Posted on June 11, 2009 by gm

An Official St. Petersburg Times Editorial

This nation has a fundamental responsibility to provide medical care to servicemen and women sent into harm's way — and someone needs to make that clear to the Department of Veterans Affairs. The VA is splitting hairs over which Navy veterans exposed to the herbicide Agent Orange during the Vietnam War qualify for health care coverage. The answer is obvious: all of them.

A bill in Congress would clear the way for Navy veterans to get disability payments and free health care for ailments linked to Agent Orange. The U.S. military sprayed 20 million gallons of the herbicide in Vietnam to remove foliage that provided ground cover to enemy fighters. One of the chemicals in the weedkiller contained dioxin, which the VA recognizes may be related to a number of cancers and other health problems.

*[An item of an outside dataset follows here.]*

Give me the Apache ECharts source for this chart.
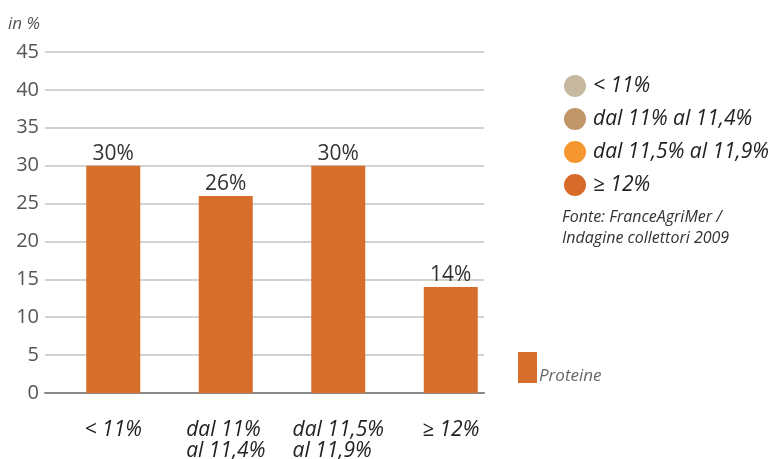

Before 2002, sailors awarded the Vietnam Service Medal — given to those who served in the theater of war on land or sea — automatically got benefits. But then the VA changed its policy. It said that because Agent Orange was used on land it could not have harmed Navy personnel. As St. Petersburg Times staff writer William R. Levesque reported this week, the VA narrowed its definition of who qualified for benefits by determining that only veterans with "boots on the ground" should be eligible. It also required that Navy veterans prove exposure to Agent Orange, which is not required of ground troops.

The VA policy runs counter to the common sense of equalizing benefits among the armed services. It also ignores the science of Agent Orange and the reality of wartime conditions. A 1990 study by the Centers for Disease Control found Vietnam veterans had a 50 percent higher rate of non-Hodgkin's lymphoma than the general population. The disease is one of many linked to Agent Orange. It also found that among Vietnam veterans, those in the Navy had the highest rate of non-Hodgkin's. Navy veterans said they often went ashore or their ships carried Agent Orange. Even the VA acknowledges that while much of the area sprayed in Vietnam was inland forests, the spraying also occurred in mangroves along the peninsula and along main shipping channels. The herbicide was sprayed from airplanes and helicopters, among other methods. It defies logic that an herbicide used and handled so widely among service members would affect only "boots on the ground."

It also is an insult to ask Navy veterans to prove now, 40 years after the fact, that their health problems are related to Agent Orange. The government should treat Navy veterans of Vietnam like they do those of any other branch. They deserve screening for related health problems and access to a full range of benefits.